Food is Not a Shoulder to Cry on

24 Nov

My husband and I went out today. We never go out on Black Friday; “Why not see it for once”, we said.

Our first stop was Target. We saw many deals out still, even after 1pm. Surprisingly, we ignored the shopping bug nipping at our wallets. On the way out, however, we saw a box. Inside the box was a twelve-inch bike all decked out in Lightening McQueen decals. Our son, almost three, has been begging for the past few months for a bike. His birthday is a month after Christmas. We found the perfect gift. With smiles, we purchased the bike and bounced out of Target. We were so happy to find such a great deal on a bike for our boy! We place the box in the trunk and decide to walk the short distance to the mall. Earlier we saw that the parking lot was ridiculous, so why bother?

After a few hours at the mall, we headed back to the parking lot. After five minutes, my scanning starts to become frantic. “Hun, where is the car?” My husband walks down the next aisle of parked cars. I stand there while a lump grows in my throat. I can see he is pacing in between cars. There is a worried look coming over his face. My eyes begin to water because I know what has happened. “The car is gone, isn’t it?” I start to scream the first part over and over again. I begin to cry as I run between cars. I am silently praying that I am just being paranoid and jumping to conclusions. I always jump to conclusions.

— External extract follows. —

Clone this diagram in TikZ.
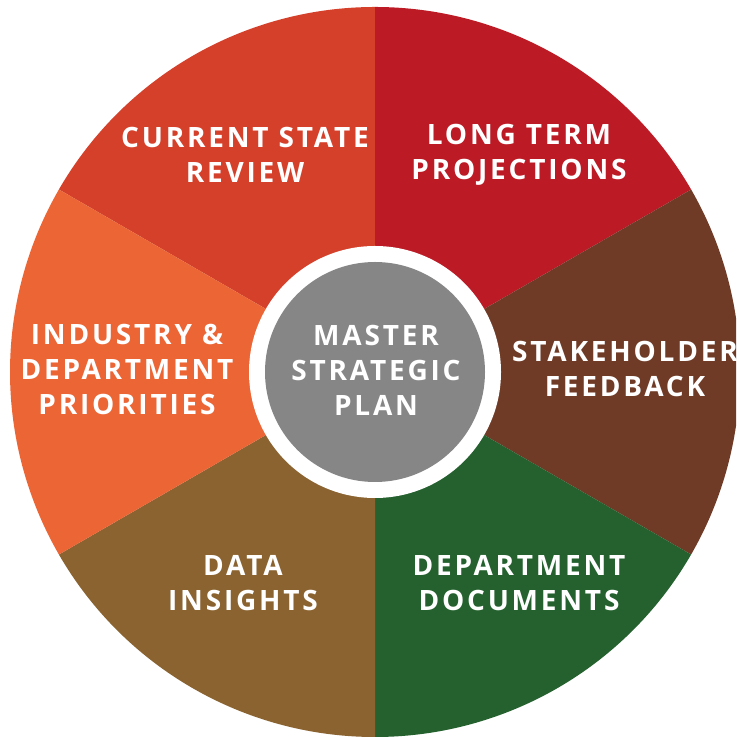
\documentclass[tikz,border=0pt]{standalone}
\usepackage{fontspec}
\newfontfamily\labelfont{Open Sans}[LetterSpace=10]
\definecolor{segCurrent}{HTML}{D5402B}
\definecolor{segLong}{HTML}{BC1A25}
\definecolor{segStake}{HTML}{6F3B27}
\definecolor{segDocs}{HTML}{24612E}
\definecolor{segData}{HTML}{8A6330}
\definecolor{segIndustry}{HTML}{EC6535}
\definecolor{hubGray}{HTML}{868686}
\begin{document}
\begin{tikzpicture}[x=1pt, y=1pt,
    seglabel/.style={text=white, align=center,
      font=\labelfont\bfseries\fontsize{28}{35}\selectfont}]
  \useasboundingbox (0,0) rectangle (736,738);
  \clip (0,0) rectangle (736,738);
  \coordinate (c) at (375,366);
  % pie segments
  \foreach \a/\col in {90/segCurrent, 30/segLong, -30/segStake,
                       -90/segDocs, -150/segData, 150/segIndustry}
    \fill[\col] (c) -- ++(\a:365) arc[start angle=\a, delta angle=60, radius=365] -- cycle;
  % hub
  \fill[white] (c) circle[radius=126];
  \fill[hubGray] (c) circle[radius=110];

  \node[seglabel] (current) at (245,583) {CURRENT STATE\\REVIEW};
  \node[seglabel] (long) at (519,583) {LONG TERM\\PROJECTIONS};
  \node[seglabel] (stake) at (625,369) {STAKEHOLDER\\FEEDBACK};
  \node[seglabel] (docs) at (519,155) {DEPARTMENT\\DOCUMENTS};
  \node[seglabel] (data) at (243,155) {DATA\\INSIGHTS};
  \node[seglabel] (industry) at (127,368) {INDUSTRY \&\\DEPARTMENT\\PRIORITIES};
  \node[seglabel] (master) at (376,368) {MASTER\\STRATEGIC\\PLAN};
\end{tikzpicture}
\end{document}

But I am not being paranoid and I did jump to the right conclusion; the car was stolen.

I think of my son’s new bike. I wonder how will my husband get to work. I, selfishly, think of my running shoes. I think of the little things in my car, in my family’s car.

Jump to two hours later.
The police report was made. We are all at home. At the dinner table, I check the NBA game scores for the night. I watch my grandmother set up dinner. I immediately think of all the food I want to eat. I am not hungry, but food will fix my problem. I always tell myself that food will fix the problem.

How disgusting of me to go there. All the progress I have made, but I need to work on my relationship with food. Eating three slices of pumpkin pie will not bring the car back. Eating 5,000 calories will not make this turn into just a nightmare.

Luckily, before we start eating dinner, the police call and tell us our car is at a tow place. We can pick it up tomorrow. I hope my baby’s bike is still in there.

I am disappointed that I almost binged. Almost three years has past since I have actively decided to not emotionally eat. I need to take more time to work on this goal. Food does not cure emotional problems.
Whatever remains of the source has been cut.